**The problem:**
Reproduce the listing below word for word, with no pictures.

**Collected material:**
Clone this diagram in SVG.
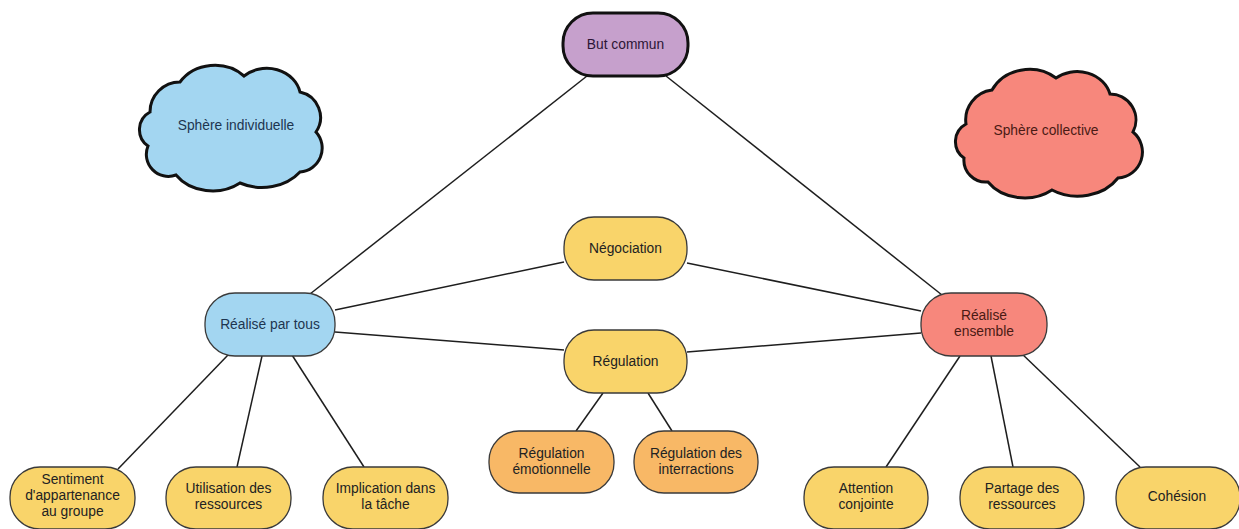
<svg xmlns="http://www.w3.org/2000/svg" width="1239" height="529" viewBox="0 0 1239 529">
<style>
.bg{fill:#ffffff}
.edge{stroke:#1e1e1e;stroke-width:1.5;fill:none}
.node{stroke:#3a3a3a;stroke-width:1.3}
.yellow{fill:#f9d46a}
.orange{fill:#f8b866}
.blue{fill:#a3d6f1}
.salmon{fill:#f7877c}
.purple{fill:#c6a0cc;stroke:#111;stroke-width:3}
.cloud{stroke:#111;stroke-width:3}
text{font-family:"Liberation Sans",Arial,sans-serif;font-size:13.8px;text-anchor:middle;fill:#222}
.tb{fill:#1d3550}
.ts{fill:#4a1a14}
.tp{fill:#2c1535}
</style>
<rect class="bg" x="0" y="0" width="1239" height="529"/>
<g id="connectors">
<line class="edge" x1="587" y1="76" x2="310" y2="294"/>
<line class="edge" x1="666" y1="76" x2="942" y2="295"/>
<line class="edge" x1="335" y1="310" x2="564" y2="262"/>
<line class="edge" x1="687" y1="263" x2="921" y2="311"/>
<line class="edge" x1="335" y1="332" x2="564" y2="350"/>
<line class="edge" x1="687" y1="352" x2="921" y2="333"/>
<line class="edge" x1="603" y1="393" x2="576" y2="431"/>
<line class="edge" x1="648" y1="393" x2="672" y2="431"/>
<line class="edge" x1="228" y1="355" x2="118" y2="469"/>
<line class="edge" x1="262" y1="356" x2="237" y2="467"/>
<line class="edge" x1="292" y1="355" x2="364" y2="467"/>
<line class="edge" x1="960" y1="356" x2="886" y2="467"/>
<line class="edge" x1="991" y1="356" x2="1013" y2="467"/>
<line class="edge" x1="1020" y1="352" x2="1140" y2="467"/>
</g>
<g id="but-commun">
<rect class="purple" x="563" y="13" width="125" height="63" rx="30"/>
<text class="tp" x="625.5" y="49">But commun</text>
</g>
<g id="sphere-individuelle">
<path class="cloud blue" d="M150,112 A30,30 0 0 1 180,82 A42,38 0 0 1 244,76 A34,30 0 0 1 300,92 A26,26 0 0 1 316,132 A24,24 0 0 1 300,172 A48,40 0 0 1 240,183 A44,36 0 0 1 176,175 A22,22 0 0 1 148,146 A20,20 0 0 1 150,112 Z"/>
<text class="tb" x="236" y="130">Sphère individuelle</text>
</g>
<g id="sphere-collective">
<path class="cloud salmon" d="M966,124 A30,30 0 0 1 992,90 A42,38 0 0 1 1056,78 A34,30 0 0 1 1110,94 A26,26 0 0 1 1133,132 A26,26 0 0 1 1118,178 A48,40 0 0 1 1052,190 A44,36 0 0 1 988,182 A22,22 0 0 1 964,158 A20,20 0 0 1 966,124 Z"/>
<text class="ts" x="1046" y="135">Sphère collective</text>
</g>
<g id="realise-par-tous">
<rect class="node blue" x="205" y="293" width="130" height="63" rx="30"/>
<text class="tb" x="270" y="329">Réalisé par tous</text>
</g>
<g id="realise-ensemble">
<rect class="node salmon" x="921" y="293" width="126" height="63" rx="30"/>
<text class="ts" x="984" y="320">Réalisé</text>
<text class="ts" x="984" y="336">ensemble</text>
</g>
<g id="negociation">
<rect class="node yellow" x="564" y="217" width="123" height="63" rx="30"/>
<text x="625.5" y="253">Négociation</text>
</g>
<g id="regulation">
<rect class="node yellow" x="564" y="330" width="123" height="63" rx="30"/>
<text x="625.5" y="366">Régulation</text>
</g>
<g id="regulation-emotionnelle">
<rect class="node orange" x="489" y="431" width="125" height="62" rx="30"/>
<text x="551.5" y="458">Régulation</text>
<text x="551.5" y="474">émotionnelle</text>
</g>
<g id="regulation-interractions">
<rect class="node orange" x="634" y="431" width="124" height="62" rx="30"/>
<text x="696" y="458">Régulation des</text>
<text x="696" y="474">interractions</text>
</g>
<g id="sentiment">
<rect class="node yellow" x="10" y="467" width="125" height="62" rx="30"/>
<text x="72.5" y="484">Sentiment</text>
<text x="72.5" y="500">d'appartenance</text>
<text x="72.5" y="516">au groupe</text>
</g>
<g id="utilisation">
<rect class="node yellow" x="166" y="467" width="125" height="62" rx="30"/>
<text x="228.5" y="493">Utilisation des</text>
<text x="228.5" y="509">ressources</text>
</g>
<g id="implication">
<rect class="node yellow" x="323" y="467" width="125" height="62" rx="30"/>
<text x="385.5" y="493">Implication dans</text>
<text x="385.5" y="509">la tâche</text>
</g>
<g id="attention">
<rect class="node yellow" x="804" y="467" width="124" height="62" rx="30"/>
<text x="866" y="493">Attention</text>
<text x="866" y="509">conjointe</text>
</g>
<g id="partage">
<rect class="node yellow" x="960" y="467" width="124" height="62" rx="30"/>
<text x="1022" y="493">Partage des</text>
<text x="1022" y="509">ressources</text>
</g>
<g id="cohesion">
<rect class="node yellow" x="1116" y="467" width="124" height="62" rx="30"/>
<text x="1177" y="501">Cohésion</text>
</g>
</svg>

**Exercise output:**
Clone this diagram in SVG.
<svg xmlns="http://www.w3.org/2000/svg" width="1239" height="529" viewBox="0 0 1239 529">
<style>
.bg{fill:#ffffff}
.edge{stroke:#1e1e1e;stroke-width:1.5;fill:none}
.node{stroke:#3a3a3a;stroke-width:1.3}
.yellow{fill:#f9d46a}
.orange{fill:#f8b866}
.blue{fill:#a3d6f1}
.salmon{fill:#f7877c}
.purple{fill:#c6a0cc;stroke:#111;stroke-width:3}
.cloud{stroke:#111;stroke-width:3}
text{font-family:"Liberation Sans",Arial,sans-serif;font-size:13.8px;text-anchor:middle;fill:#222}
.tb{fill:#1d3550}
.ts{fill:#4a1a14}
.tp{fill:#2c1535}
</style>
<rect class="bg" x="0" y="0" width="1239" height="529"/>
<g id="connectors">
<line class="edge" x1="587" y1="76" x2="310" y2="294"/>
<line class="edge" x1="666" y1="76" x2="942" y2="295"/>
<line class="edge" x1="335" y1="310" x2="564" y2="262"/>
<line class="edge" x1="687" y1="263" x2="921" y2="311"/>
<line class="edge" x1="335" y1="332" x2="564" y2="350"/>
<line class="edge" x1="687" y1="352" x2="921" y2="333"/>
<line class="edge" x1="603" y1="393" x2="576" y2="431"/>
<line class="edge" x1="648" y1="393" x2="672" y2="431"/>
<line class="edge" x1="228" y1="355" x2="118" y2="469"/>
<line class="edge" x1="262" y1="356" x2="237" y2="467"/>
<line class="edge" x1="292" y1="355" x2="364" y2="467"/>
<line class="edge" x1="960" y1="356" x2="886" y2="467"/>
<line class="edge" x1="991" y1="356" x2="1013" y2="467"/>
<line class="edge" x1="1020" y1="352" x2="1140" y2="467"/>
</g>
<g id="but-commun">
<rect class="purple" x="563" y="13" width="125" height="63" rx="30"/>
<text class="tp" x="625.5" y="49">But commun</text>
</g>
<g id="sphere-individuelle">
<path class="cloud blue" d="M150,112 A30,30 0 0 1 180,82 A42,38 0 0 1 244,76 A34,30 0 0 1 300,92 A26,26 0 0 1 316,132 A24,24 0 0 1 300,172 A48,40 0 0 1 240,183 A44,36 0 0 1 176,175 A22,22 0 0 1 148,146 A20,20 0 0 1 150,112 Z"/>
<text class="tb" x="236" y="130">Sphère individuelle</text>
</g>
<g id="sphere-collective">
<path class="cloud salmon" d="M966,124 A30,30 0 0 1 992,90 A42,38 0 0 1 1056,78 A34,30 0 0 1 1110,94 A26,26 0 0 1 1133,132 A26,26 0 0 1 1118,178 A48,40 0 0 1 1052,190 A44,36 0 0 1 988,182 A22,22 0 0 1 964,158 A20,20 0 0 1 966,124 Z"/>
<text class="ts" x="1046" y="135">Sphère collective</text>
</g>
<g id="realise-par-tous">
<rect class="node blue" x="205" y="293" width="130" height="63" rx="30"/>
<text class="tb" x="270" y="329">Réalisé par tous</text>
</g>
<g id="realise-ensemble">
<rect class="node salmon" x="921" y="293" width="126" height="63" rx="30"/>
<text class="ts" x="984" y="320">Réalisé</text>
<text class="ts" x="984" y="336">ensemble</text>
</g>
<g id="negociation">
<rect class="node yellow" x="564" y="217" width="123" height="63" rx="30"/>
<text x="625.5" y="253">Négociation</text>
</g>
<g id="regulation">
<rect class="node yellow" x="564" y="330" width="123" height="63" rx="30"/>
<text x="625.5" y="366">Régulation</text>
</g>
<g id="regulation-emotionnelle">
<rect class="node orange" x="489" y="431" width="125" height="62" rx="30"/>
<text x="551.5" y="458">Régulation</text>
<text x="551.5" y="474">émotionnelle</text>
</g>
<g id="regulation-interractions">
<rect class="node orange" x="634" y="431" width="124" height="62" rx="30"/>
<text x="696" y="458">Régulation des</text>
<text x="696" y="474">interractions</text>
</g>
<g id="sentiment">
<rect class="node yellow" x="10" y="467" width="125" height="62" rx="30"/>
<text x="72.5" y="484">Sentiment</text>
<text x="72.5" y="500">d'appartenance</text>
<text x="72.5" y="516">au groupe</text>
</g>
<g id="utilisation">
<rect class="node yellow" x="166" y="467" width="125" height="62" rx="30"/>
<text x="228.5" y="493">Utilisation des</text>
<text x="228.5" y="509">ressources</text>
</g>
<g id="implication">
<rect class="node yellow" x="323" y="467" width="125" height="62" rx="30"/>
<text x="385.5" y="493">Implication dans</text>
<text x="385.5" y="509">la tâche</text>
</g>
<g id="attention">
<rect class="node yellow" x="804" y="467" width="124" height="62" rx="30"/>
<text x="866" y="493">Attention</text>
<text x="866" y="509">conjointe</text>
</g>
<g id="partage">
<rect class="node yellow" x="960" y="467" width="124" height="62" rx="30"/>
<text x="1022" y="493">Partage des</text>
<text x="1022" y="509">ressources</text>
</g>
<g id="cohesion">
<rect class="node yellow" x="1116" y="467" width="124" height="62" rx="30"/>
<text x="1177" y="501">Cohésion</text>
</g>
</svg>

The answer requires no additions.